» EXERCISE: Set down the data below without change, skipping the pictures it holds.

» DATA EXTRACT:
** start **

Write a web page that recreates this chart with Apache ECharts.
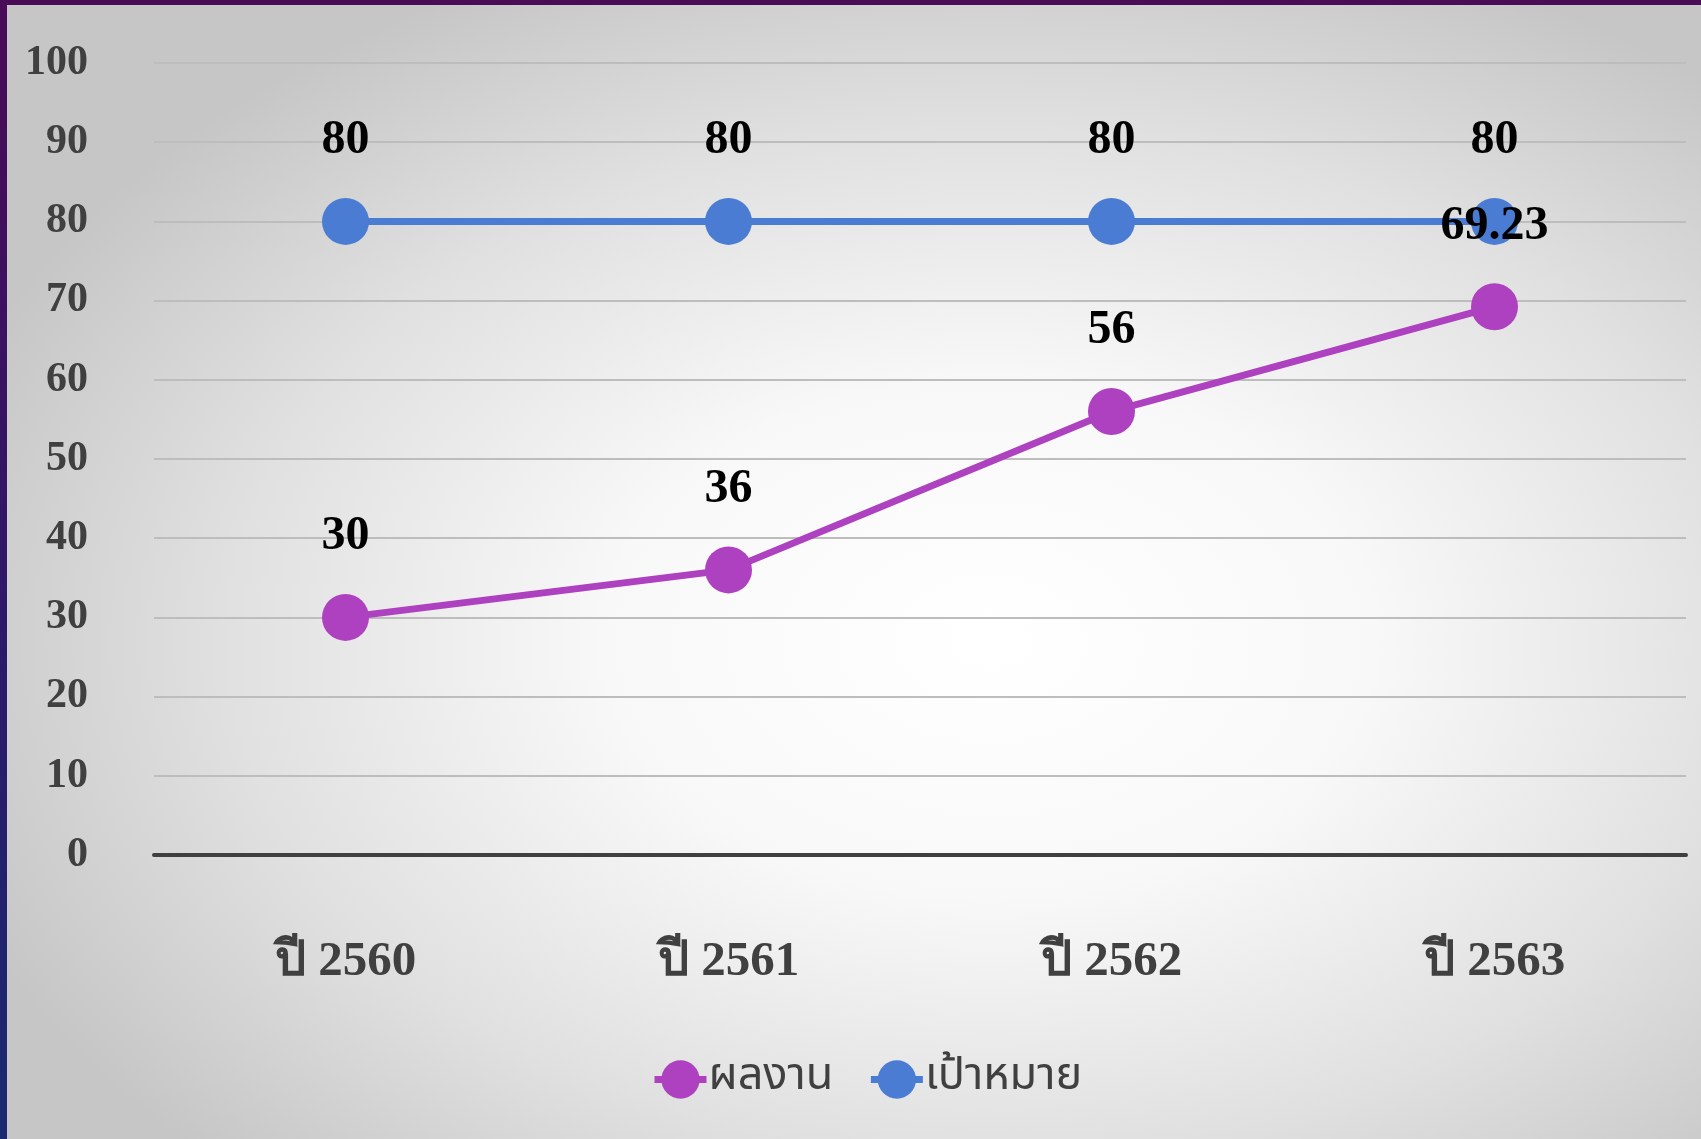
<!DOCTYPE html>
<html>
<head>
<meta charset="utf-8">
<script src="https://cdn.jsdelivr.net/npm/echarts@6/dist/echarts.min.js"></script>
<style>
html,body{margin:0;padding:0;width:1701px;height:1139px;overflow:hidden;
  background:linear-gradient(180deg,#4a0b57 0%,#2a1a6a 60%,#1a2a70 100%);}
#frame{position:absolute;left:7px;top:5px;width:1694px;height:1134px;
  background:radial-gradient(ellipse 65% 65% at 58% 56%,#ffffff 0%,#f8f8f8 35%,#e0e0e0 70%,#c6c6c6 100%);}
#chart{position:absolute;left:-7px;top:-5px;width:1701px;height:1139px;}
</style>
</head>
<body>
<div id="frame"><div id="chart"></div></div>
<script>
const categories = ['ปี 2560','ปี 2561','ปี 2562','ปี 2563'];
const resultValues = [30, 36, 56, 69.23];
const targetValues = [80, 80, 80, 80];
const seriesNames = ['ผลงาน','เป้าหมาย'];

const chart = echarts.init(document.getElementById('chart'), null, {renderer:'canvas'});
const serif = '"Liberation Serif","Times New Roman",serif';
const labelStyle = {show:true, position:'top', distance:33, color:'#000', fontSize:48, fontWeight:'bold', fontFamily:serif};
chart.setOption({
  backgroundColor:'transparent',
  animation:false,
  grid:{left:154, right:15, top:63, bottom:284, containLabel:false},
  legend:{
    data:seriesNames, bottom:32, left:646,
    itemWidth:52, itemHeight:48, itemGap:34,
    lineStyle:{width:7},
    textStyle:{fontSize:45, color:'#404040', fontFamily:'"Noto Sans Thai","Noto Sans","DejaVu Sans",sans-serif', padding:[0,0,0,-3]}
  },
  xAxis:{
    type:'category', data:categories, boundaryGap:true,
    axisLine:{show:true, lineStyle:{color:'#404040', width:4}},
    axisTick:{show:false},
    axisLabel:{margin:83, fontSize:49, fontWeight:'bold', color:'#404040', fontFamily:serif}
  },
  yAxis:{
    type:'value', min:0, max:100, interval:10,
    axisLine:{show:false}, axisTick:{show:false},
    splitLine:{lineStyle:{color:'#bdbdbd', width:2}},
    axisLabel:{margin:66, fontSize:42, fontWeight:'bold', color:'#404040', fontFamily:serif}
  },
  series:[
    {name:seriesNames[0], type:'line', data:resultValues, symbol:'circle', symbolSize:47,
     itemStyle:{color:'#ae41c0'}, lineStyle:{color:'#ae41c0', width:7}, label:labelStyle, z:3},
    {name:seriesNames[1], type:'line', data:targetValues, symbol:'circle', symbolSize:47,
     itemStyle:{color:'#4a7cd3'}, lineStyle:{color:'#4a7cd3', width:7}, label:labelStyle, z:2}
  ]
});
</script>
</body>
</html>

** end **

» THE SOLUTION:
Write a web page that recreates this chart with Apache ECharts.
<!DOCTYPE html>
<html>
<head>
<meta charset="utf-8">
<script src="https://cdn.jsdelivr.net/npm/echarts@6/dist/echarts.min.js"></script>
<style>
html,body{margin:0;padding:0;width:1701px;height:1139px;overflow:hidden;
  background:linear-gradient(180deg,#4a0b57 0%,#2a1a6a 60%,#1a2a70 100%);}
#frame{position:absolute;left:7px;top:5px;width:1694px;height:1134px;
  background:radial-gradient(ellipse 65% 65% at 58% 56%,#ffffff 0%,#f8f8f8 35%,#e0e0e0 70%,#c6c6c6 100%);}
#chart{position:absolute;left:-7px;top:-5px;width:1701px;height:1139px;}
</style>
</head>
<body>
<div id="frame"><div id="chart"></div></div>
<script>
const categories = ['ปี 2560','ปี 2561','ปี 2562','ปี 2563'];
const resultValues = [30, 36, 56, 69.23];
const targetValues = [80, 80, 80, 80];
const seriesNames = ['ผลงาน','เป้าหมาย'];

const chart = echarts.init(document.getElementById('chart'), null, {renderer:'canvas'});
const serif = '"Liberation Serif","Times New Roman",serif';
const labelStyle = {show:true, position:'top', distance:33, color:'#000', fontSize:48, fontWeight:'bold', fontFamily:serif};
chart.setOption({
  backgroundColor:'transparent',
  animation:false,
  grid:{left:154, right:15, top:63, bottom:284, containLabel:false},
  legend:{
    data:seriesNames, bottom:32, left:646,
    itemWidth:52, itemHeight:48, itemGap:34,
    lineStyle:{width:7},
    textStyle:{fontSize:45, color:'#404040', fontFamily:'"Noto Sans Thai","Noto Sans","DejaVu Sans",sans-serif', padding:[0,0,0,-3]}
  },
  xAxis:{
    type:'category', data:categories, boundaryGap:true,
    axisLine:{show:true, lineStyle:{color:'#404040', width:4}},
    axisTick:{show:false},
    axisLabel:{margin:83, fontSize:49, fontWeight:'bold', color:'#404040', fontFamily:serif}
  },
  yAxis:{
    type:'value', min:0, max:100, interval:10,
    axisLine:{show:false}, axisTick:{show:false},
    splitLine:{lineStyle:{color:'#bdbdbd', width:2}},
    axisLabel:{margin:66, fontSize:42, fontWeight:'bold', color:'#404040', fontFamily:serif}
  },
  series:[
    {name:seriesNames[0], type:'line', data:resultValues, symbol:'circle', symbolSize:47,
     itemStyle:{color:'#ae41c0'}, lineStyle:{color:'#ae41c0', width:7}, label:labelStyle, z:3},
    {name:seriesNames[1], type:'line', data:targetValues, symbol:'circle', symbolSize:47,
     itemStyle:{color:'#4a7cd3'}, lineStyle:{color:'#4a7cd3', width:7}, label:labelStyle, z:2}
  ]
});
</script>
</body>
</html>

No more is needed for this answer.